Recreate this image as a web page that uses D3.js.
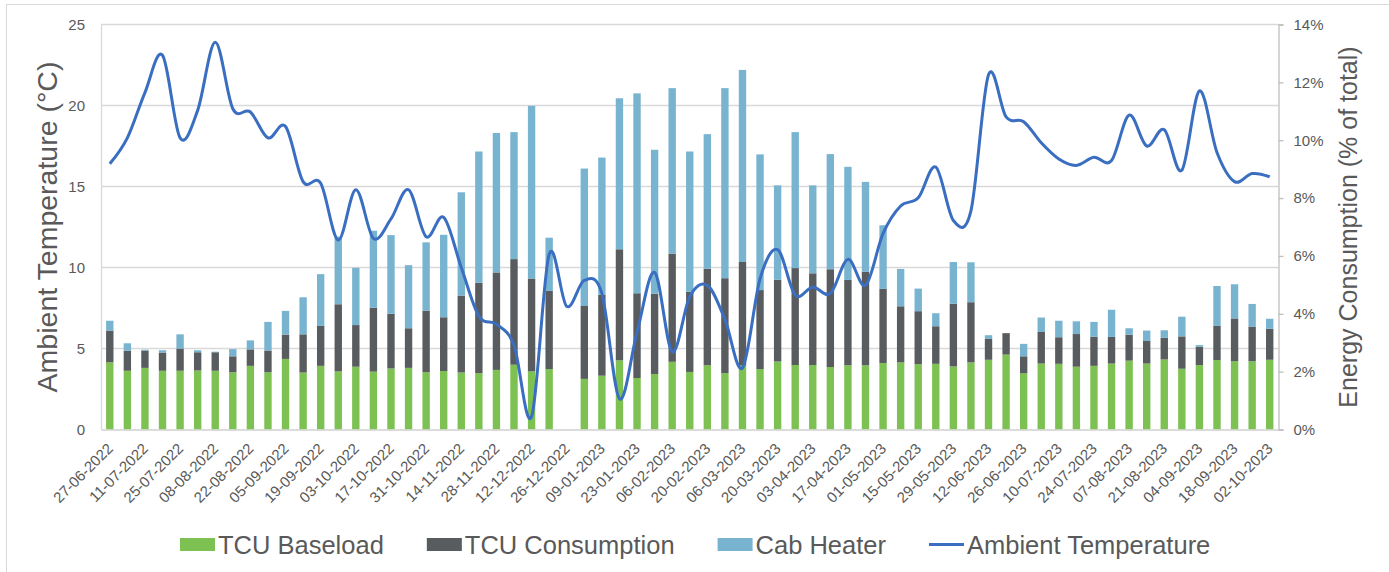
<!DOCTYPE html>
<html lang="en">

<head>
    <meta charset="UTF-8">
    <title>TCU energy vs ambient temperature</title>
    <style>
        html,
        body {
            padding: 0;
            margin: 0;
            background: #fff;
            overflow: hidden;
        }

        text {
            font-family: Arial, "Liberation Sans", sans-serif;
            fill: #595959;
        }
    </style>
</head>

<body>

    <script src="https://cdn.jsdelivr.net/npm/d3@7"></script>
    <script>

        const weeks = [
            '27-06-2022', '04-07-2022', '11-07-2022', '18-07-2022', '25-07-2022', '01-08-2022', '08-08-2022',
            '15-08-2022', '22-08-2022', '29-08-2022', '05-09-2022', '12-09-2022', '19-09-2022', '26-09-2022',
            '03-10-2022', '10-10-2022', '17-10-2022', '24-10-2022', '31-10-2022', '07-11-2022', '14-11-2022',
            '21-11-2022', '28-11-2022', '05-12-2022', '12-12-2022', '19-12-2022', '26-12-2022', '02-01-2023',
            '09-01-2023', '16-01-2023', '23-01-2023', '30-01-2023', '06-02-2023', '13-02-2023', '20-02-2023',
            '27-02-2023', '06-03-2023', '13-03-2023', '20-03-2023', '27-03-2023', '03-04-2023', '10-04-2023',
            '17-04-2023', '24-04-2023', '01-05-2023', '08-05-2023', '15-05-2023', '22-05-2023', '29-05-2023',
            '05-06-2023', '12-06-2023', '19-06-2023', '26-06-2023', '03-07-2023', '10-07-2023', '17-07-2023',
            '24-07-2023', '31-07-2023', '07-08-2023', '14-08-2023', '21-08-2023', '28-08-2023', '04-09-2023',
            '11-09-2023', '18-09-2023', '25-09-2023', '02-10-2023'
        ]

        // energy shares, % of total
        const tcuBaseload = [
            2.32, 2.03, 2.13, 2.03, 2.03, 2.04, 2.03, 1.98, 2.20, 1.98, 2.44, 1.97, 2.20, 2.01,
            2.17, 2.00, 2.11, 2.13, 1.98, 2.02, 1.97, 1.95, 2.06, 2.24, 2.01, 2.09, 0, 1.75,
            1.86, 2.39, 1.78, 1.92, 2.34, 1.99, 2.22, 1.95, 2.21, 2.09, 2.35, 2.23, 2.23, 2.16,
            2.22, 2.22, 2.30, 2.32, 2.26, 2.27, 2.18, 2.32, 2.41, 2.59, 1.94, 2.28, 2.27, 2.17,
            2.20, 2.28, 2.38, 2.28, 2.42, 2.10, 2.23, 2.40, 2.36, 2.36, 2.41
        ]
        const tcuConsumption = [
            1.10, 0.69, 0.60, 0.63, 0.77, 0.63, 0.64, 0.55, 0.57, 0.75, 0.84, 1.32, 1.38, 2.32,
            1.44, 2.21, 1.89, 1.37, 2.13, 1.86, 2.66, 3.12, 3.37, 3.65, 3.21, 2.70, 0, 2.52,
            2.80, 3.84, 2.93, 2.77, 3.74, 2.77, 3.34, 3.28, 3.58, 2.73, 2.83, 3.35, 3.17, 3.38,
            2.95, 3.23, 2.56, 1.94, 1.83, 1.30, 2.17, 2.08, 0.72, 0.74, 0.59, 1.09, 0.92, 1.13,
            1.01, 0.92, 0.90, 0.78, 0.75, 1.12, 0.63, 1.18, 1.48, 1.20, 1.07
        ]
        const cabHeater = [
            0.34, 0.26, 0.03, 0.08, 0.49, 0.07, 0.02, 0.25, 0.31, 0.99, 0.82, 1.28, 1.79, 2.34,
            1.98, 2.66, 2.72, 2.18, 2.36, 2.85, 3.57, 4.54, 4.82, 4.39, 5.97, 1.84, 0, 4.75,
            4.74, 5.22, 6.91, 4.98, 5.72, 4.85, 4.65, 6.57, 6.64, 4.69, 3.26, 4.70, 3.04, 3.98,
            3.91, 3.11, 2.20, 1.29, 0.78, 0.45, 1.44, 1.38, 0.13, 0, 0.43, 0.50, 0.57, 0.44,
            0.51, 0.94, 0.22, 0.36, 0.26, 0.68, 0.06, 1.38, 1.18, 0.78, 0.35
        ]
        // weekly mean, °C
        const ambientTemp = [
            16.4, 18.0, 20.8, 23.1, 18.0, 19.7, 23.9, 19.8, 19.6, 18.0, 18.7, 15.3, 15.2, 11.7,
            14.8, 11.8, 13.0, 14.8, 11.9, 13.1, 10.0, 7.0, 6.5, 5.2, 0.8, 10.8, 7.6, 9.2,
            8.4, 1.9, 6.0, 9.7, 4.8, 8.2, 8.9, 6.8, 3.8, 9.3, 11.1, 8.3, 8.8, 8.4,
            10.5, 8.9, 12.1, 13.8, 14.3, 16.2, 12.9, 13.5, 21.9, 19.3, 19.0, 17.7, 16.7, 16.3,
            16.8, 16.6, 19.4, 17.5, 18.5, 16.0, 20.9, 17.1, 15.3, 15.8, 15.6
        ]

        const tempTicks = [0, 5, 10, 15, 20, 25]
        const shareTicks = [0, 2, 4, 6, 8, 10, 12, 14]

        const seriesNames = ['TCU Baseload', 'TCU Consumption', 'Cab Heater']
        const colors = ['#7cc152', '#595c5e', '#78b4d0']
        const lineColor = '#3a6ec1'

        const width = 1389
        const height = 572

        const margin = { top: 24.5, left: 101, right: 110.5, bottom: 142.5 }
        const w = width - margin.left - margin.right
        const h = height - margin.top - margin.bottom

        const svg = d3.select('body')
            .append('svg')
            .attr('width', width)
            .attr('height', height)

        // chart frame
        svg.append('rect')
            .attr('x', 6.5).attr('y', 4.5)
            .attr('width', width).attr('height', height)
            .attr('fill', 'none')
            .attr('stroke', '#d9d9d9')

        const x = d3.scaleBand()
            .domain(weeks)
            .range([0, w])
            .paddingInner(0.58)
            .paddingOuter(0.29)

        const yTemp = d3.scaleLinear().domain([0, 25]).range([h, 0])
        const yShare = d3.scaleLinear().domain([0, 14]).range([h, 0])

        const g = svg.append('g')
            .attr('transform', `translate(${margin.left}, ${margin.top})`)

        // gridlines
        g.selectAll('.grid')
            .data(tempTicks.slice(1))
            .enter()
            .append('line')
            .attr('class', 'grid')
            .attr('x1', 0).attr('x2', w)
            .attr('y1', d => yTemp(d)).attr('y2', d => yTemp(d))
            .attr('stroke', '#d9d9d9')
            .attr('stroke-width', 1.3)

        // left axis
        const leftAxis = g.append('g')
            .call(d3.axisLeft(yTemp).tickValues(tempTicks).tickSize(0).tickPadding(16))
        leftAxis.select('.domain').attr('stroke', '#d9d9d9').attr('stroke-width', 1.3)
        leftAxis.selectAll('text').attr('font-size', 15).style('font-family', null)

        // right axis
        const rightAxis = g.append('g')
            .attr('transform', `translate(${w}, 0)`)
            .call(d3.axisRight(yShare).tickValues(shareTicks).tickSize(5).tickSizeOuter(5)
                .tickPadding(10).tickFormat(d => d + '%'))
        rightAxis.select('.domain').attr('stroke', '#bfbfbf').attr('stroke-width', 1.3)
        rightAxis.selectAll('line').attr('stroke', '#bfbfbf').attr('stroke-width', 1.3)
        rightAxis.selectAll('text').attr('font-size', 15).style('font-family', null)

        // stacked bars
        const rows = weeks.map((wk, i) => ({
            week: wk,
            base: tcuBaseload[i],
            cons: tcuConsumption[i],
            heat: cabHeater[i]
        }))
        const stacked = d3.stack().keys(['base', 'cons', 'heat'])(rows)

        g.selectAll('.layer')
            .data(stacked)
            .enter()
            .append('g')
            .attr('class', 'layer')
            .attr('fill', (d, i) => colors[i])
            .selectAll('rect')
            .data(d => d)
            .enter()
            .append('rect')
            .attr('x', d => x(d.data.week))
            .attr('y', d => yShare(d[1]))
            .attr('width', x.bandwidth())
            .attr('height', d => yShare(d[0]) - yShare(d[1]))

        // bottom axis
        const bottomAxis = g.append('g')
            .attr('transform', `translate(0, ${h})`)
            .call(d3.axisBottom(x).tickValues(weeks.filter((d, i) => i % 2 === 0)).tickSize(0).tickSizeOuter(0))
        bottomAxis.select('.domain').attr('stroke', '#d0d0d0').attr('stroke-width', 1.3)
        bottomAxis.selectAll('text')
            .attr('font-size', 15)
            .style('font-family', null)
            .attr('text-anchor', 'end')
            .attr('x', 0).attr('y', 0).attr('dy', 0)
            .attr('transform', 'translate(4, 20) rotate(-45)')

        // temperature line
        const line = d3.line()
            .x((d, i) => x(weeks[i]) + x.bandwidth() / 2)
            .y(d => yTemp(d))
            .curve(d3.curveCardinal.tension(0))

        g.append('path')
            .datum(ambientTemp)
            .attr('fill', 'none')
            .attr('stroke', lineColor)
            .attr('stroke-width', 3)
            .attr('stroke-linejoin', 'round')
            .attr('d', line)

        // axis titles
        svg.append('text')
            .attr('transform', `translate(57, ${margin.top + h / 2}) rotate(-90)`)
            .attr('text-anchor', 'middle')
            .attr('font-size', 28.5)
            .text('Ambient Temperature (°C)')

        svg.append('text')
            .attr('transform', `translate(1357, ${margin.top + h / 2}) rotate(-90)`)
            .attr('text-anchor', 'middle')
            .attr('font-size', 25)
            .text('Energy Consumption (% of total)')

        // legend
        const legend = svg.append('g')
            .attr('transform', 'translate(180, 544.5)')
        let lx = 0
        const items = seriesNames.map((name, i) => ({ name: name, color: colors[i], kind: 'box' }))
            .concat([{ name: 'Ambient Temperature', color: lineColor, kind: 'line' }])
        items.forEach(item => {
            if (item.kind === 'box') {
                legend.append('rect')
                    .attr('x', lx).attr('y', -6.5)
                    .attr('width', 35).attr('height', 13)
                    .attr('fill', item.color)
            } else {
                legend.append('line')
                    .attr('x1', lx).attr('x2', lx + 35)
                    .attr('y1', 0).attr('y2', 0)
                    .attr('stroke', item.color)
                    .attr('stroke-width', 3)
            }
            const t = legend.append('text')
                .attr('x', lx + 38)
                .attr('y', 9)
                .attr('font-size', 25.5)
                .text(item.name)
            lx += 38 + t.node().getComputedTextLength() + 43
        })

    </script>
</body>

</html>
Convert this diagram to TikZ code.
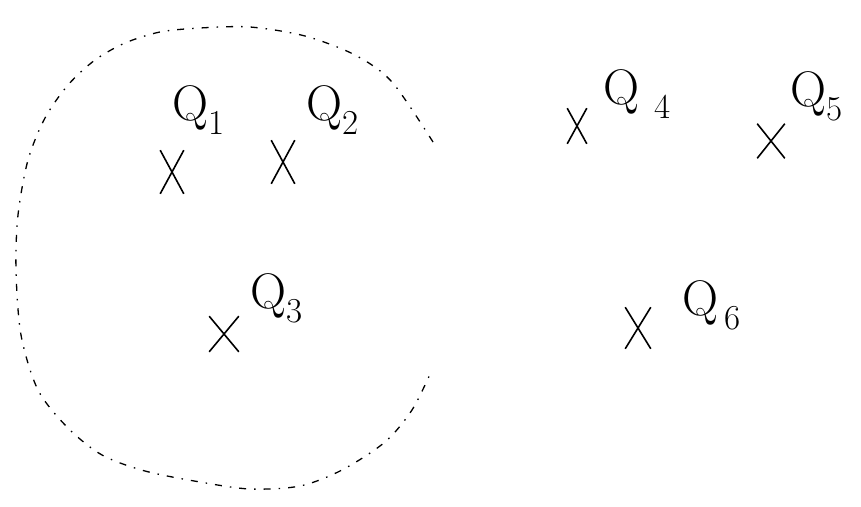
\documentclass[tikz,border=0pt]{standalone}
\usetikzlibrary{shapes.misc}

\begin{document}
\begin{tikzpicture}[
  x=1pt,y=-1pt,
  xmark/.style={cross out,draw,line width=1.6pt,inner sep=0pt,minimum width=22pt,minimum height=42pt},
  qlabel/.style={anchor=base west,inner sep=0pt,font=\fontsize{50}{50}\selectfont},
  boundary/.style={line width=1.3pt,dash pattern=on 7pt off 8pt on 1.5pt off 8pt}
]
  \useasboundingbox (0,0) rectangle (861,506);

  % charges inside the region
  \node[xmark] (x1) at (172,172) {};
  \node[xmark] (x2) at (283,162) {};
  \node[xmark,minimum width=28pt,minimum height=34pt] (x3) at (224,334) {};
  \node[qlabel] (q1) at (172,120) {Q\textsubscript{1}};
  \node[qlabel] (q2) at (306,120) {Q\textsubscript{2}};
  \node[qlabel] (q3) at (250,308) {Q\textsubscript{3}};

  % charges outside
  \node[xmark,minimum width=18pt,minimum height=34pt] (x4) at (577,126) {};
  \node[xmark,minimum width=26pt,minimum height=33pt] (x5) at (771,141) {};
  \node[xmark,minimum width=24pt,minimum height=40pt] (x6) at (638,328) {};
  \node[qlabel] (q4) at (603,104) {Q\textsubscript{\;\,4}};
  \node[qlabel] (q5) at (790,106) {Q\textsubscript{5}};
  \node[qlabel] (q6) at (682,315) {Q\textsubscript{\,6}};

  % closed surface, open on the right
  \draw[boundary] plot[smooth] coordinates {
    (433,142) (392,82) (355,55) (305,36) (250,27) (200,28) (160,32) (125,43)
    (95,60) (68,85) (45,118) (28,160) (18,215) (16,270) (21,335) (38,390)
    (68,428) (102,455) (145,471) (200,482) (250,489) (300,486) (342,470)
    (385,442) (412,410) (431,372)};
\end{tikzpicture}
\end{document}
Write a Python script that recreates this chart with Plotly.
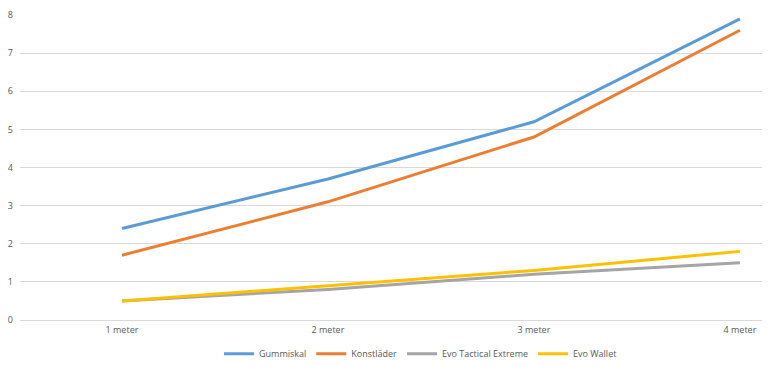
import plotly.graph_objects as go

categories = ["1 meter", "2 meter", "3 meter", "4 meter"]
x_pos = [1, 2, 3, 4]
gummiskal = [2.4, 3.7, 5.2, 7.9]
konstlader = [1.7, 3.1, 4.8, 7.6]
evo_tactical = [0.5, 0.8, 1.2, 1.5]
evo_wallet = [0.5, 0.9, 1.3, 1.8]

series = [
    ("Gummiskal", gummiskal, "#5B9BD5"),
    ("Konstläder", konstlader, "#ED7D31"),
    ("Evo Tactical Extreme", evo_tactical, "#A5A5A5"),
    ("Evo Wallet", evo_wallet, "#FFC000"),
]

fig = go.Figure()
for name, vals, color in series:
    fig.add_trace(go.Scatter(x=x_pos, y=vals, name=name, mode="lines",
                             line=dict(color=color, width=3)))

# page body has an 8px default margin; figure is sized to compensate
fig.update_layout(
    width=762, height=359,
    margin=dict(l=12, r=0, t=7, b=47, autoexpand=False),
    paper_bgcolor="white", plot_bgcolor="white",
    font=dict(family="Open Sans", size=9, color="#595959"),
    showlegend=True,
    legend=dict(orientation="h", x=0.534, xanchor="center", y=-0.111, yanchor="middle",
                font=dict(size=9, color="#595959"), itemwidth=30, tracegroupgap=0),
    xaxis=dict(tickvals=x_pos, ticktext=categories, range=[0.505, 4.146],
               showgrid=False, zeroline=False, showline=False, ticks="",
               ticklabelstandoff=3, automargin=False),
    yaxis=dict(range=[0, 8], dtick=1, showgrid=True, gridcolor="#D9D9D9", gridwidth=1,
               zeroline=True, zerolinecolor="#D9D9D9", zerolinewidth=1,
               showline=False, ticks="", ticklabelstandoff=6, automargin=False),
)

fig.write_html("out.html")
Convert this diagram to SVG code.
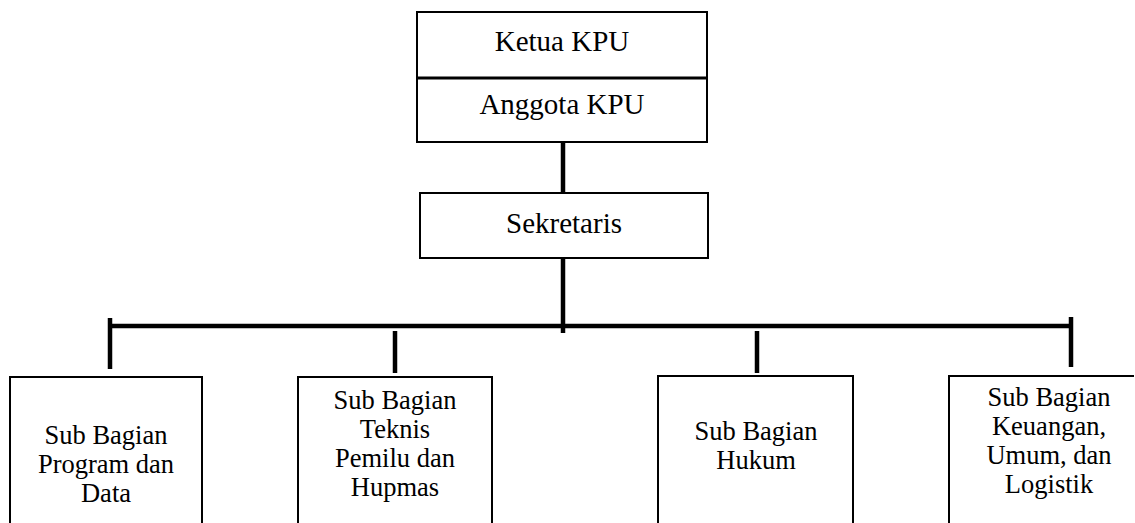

···

# INSTRUCTIONS TO FOLLOW:
Only the lines from the one with "Write a Python" down to the one with "line=dict(color=color, width=3)))" belong in your copy, both ends included; write them out exactly and skip any pictures.

# ANSWER FOR THIS EXERCISE:
Write a Python script that recreates this chart with Plotly.
import plotly.graph_objects as go

categories = ["1 meter", "2 meter", "3 meter", "4 meter"]
x_pos = [1, 2, 3, 4]
gummiskal = [2.4, 3.7, 5.2, 7.9]
konstlader = [1.7, 3.1, 4.8, 7.6]
evo_tactical = [0.5, 0.8, 1.2, 1.5]
evo_wallet = [0.5, 0.9, 1.3, 1.8]

series = [
    ("Gummiskal", gummiskal, "#5B9BD5"),
    ("Konstläder", konstlader, "#ED7D31"),
    ("Evo Tactical Extreme", evo_tactical, "#A5A5A5"),
    ("Evo Wallet", evo_wallet, "#FFC000"),
]

fig = go.Figure()
for name, vals, color in series:
    fig.add_trace(go.Scatter(x=x_pos, y=vals, name=name, mode="lines",
                             line=dict(color=color, width=3)))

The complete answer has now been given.